Franco-British conductor

Stephanie Childress (born May 1999) is a Franco-British conductor. She is the Principal Guest Conductor for the Barcelona Symphony Orchestra and National Orchestra of Catalonia.

== Early life and education ==
Childress was born in London to a non-musical family and began her career as a violinist. She attended the Lycée Français Charles de Gaulle, the Junior Department of the Royal College of Music and was a member of the National Youth Orchestra of Great Britain, eventually leading the orchestra in 2015. She was a string finalist in the BBC Young Musician of the Year competition in 2016 and 2018. She made her solo Proms debut in the summer of 2019.

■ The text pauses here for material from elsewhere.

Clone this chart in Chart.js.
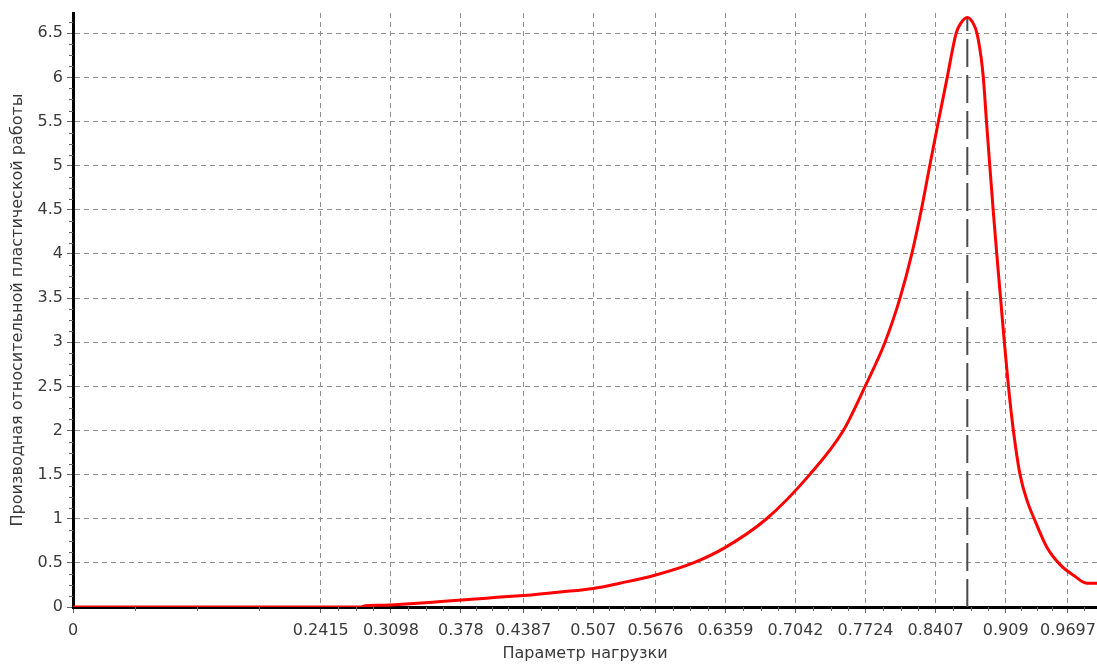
<!DOCTYPE html>
<html>
<head>
<meta charset="utf-8">
<script src="https://cdn.jsdelivr.net/npm/chart.js@4/dist/chart.umd.min.js"></script>
<style>
  html, body { margin: 0; padding: 0; background: #fff; }
</style>
</head>
<body>
<canvas id="plot" width="1097" height="666"></canvas>
<script>
// load parameter vs. derivative of relative plastic work
const loadParam = [
    0, 0.28, 0.285, 0.30, 0.325, 0.356, 0.379, 0.403, 0.424, 0.449,
    0.475, 0.507, 0.533, 0.567, 0.6046, 0.635, 0.676, 0.718, 0.7508, 0.772,
    0.7914, 0.806, 0.8175, 0.8268, 0.835, 0.8434, 0.852, 0.8607, 0.865, 0.8716,
    0.8775, 0.881, 0.885, 0.8872, 0.8903, 0.8935, 0.8968, 0.9003, 0.904, 0.9077,
    0.9117, 0.9165, 0.923, 0.930, 0.9368, 0.949, 0.962, 0.975, 0.988, 0.998
];
const plasticWork = [
    0, 0, 0.015, 0.02, 0.035, 0.06, 0.08, 0.10, 0.12, 0.14,
    0.17, 0.21, 0.27, 0.36, 0.50, 0.67, 1.00, 1.50, 2.00, 2.50,
    3.00, 3.50, 4.00, 4.50, 5.00, 5.50, 6.00, 6.50, 6.61, 6.68,
    6.61, 6.50, 6.23, 6.00, 5.50, 5.00, 4.50, 4.00, 3.50, 3.00,
    2.50, 2.00, 1.50, 1.20, 1.00, 0.68, 0.48, 0.36, 0.27, 0.27
];
const xTicks = [0, 0.2415, 0.3098, 0.378, 0.4387, 0.507, 0.5676, 0.6359, 0.7042, 0.7724, 0.8407, 0.909, 0.9697];
const yTicks = [0, 0.5, 1, 1.5, 2, 2.5, 3, 3.5, 4, 4.5, 5, 5.5, 6, 6.5];

const xMax = 0.998;
const yMax = 6.73;

let curve = [];
for (let i = 0; i < loadParam.length; i++) {
    curve.push({ x: loadParam[i], y: plasticWork[i] });
}

// vertical marker at the maximum
let peakIdx = 0;
for (let i = 1; i < plasticWork.length; i++) {
    if (plasticWork[i] > plasticWork[peakIdx]) peakIdx = i;
}
let peakLine = [
    { x: loadParam[peakIdx], y: 0 },
    { x: loadParam[peakIdx], y: plasticWork[peakIdx] }
];

const textColor = '#3a3a3a';
const fontFamily = "'DejaVu Sans', Verdana, sans-serif";

// small ticks between the labelled ones
const minorTicks = {
    id: 'minorTicks',
    afterDraw(chart) {
        const ctx = chart.ctx;
        const xs = chart.scales.x;
        const ys = chart.scales.y;
        ctx.save();
        ctx.strokeStyle = '#666';
        ctx.lineWidth = 1;
        ctx.beginPath();
        let bounds = xTicks.slice();
        let last = xTicks[xTicks.length - 1] - xTicks[xTicks.length - 2];
        bounds.push(xTicks[xTicks.length - 1] + last);
        for (let i = 0; i < bounds.length - 1; i++) {
            let step = (bounds[i + 1] - bounds[i]) / 4;
            for (let k = 1; k < 4; k++) {
                let v = bounds[i] + step * k;
                if (v > xMax) break;
                let px = Math.round(xs.getPixelForValue(v)) + 0.5;
                ctx.moveTo(px, ys.bottom);
                ctx.lineTo(px, ys.bottom + 4);
            }
        }
        for (let v = 0.125; v < yMax; v += 0.125) {
            if (Math.abs(v * 2 - Math.round(v * 2)) < 1e-6) continue;
            let py = Math.round(ys.getPixelForValue(v)) + 0.5;
            ctx.moveTo(xs.left, py);
            ctx.lineTo(xs.left - 4, py);
        }
        ctx.stroke();
        ctx.restore();
    }
};

new Chart(document.getElementById('plot'), {
    type: 'line',
    data: {
        datasets: [
            {
                data: curve,
                borderColor: '#ff0000',
                borderWidth: 3,
                pointRadius: 0,
                cubicInterpolationMode: 'monotone',
                fill: false,
            },
            {
                data: peakLine,
                borderColor: '#4a4a4a',
                borderWidth: 2,
                borderDash: [28, 8],
                pointRadius: 0,
                fill: false,
            },
        ],
    },
    options: {
        responsive: false,
        devicePixelRatio: 1,
        animation: false,
        layout: { padding: { top: 13, right: 0, left: 0, bottom: 0 } },
        plugins: {
            legend: { display: false },
            tooltip: { enabled: false },
        },
        scales: {
            x: {
                type: 'linear',
                min: 0,
                max: xMax,
                afterBuildTicks: function (scale) {
                    scale.ticks = xTicks.map(v => ({ value: v }));
                },
                afterFit: function (scale) {
                    scale.height = 59;
                    // let the last label run to the canvas edge
                    scale.paddingLeft = 0;
                    scale.paddingRight = 0;
                },
                grid: {
                    color: '#909090',
                    lineWidth: 1,
                    tickLength: 6,
                    tickColor: '#666',
                },
                border: { display: true, color: '#000', width: 3, dash: [5, 4] },
                ticks: {
                    autoSkip: false,
                    maxRotation: 0,
                    padding: 8,
                    color: textColor,
                    font: { family: fontFamily, size: 16 },
                    callback: v => String(v),
                },
                title: {
                    display: true,
                    text: 'Параметр нагрузки',
                    color: textColor,
                    font: { family: fontFamily, size: 16 },
                    padding: { top: 0, bottom: 3 },
                },
            },
            y: {
                min: 0,
                max: yMax,
                afterBuildTicks: function (scale) {
                    scale.ticks = yTicks.map(v => ({ value: v }));
                },
                afterFit: function (scale) {
                    scale.width = 73;
                    scale.paddingTop = 0;
                    scale.paddingBottom = 0;
                },
                grid: {
                    color: '#909090',
                    lineWidth: 1,
                    tickLength: 6,
                    tickColor: '#666',
                },
                border: { display: true, color: '#000', width: 3, dash: [5, 4] },
                ticks: {
                    padding: 4,
                    color: textColor,
                    font: { family: fontFamily, size: 16 },
                    callback: v => String(v),
                },
                title: {
                    display: true,
                    text: 'Производная относительной пластической работы',
                    color: textColor,
                    font: { family: fontFamily, size: 16 },
                    padding: { top: 8, bottom: 0 },
                },
            },
        },
    },
    plugins: [minorTicks],
});
</script>
</body>
</html>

In 2018, she graduated from the University of Cambridge with a bachelor's degree in music.

== Career ==
In 2018, Childress became professionally involved in opera, starting as the assistant conductor for British Youth Opera's 2018 production of Jeremy Sams' The Enchanted Island, before assisting on productions at Glyndebourne and at the English National Opera. She conducted Anna Semple's opera The Next Station is Green Park at the Royal Conservatoire of Scotland in 2019, Mozart's Le Nozze di Figaro and Don Giovanni at Glyndebourne in 2022 and 2023, and Missy Mazzoli's Breaking The Waves at Detroit Opera in 2024.

In September 2020, Childress won second prize at the first edition of the ‘La Maestra‘ competition in Paris. From 2020 to 2022, she made her debuts with the Philharmonia, the Liverpool Symphony Orchestra, London Symphony Orchestra, London Mozart Players, BBC Philharmonic, Orchestre de Paris, Orchestre National de Montpellier among others. She was the Assistant Conductor of the St. Louis Symphony Orchestra (SLSO) with Stephane Denève from 2020 to 2023. Childress also served as the music director of the St Louis Symphony Youth Orchestra.

In February 2022, she conducted the Barcelona Symphony Orchestra and National Orchestra of Catalonia and was subsequently appointed Principal Guest Conductor in December 2023. She was nominated in the category "Révélation chef d’orchestre" for the 2022 Victoires de la musique classique.

In 2023, she made her German symphonic and operatic debuts with the Konzerthausorchester Berlin and performances of Mozart's Die Entführung aus dem Serail at the Hamburg Staatsoper.

In 2024, Childress made multiple North American debuts with orchestras such as the National Arts Centre Orchestra (Ottawa), Cleveland Orchestra, Cincinnati Symphony, Detroit Symphony, Baltimore Symphony and Minnesota Orchestra, as well as her Japanese debut with the Yomiuri Nippon Symphony Orchestra.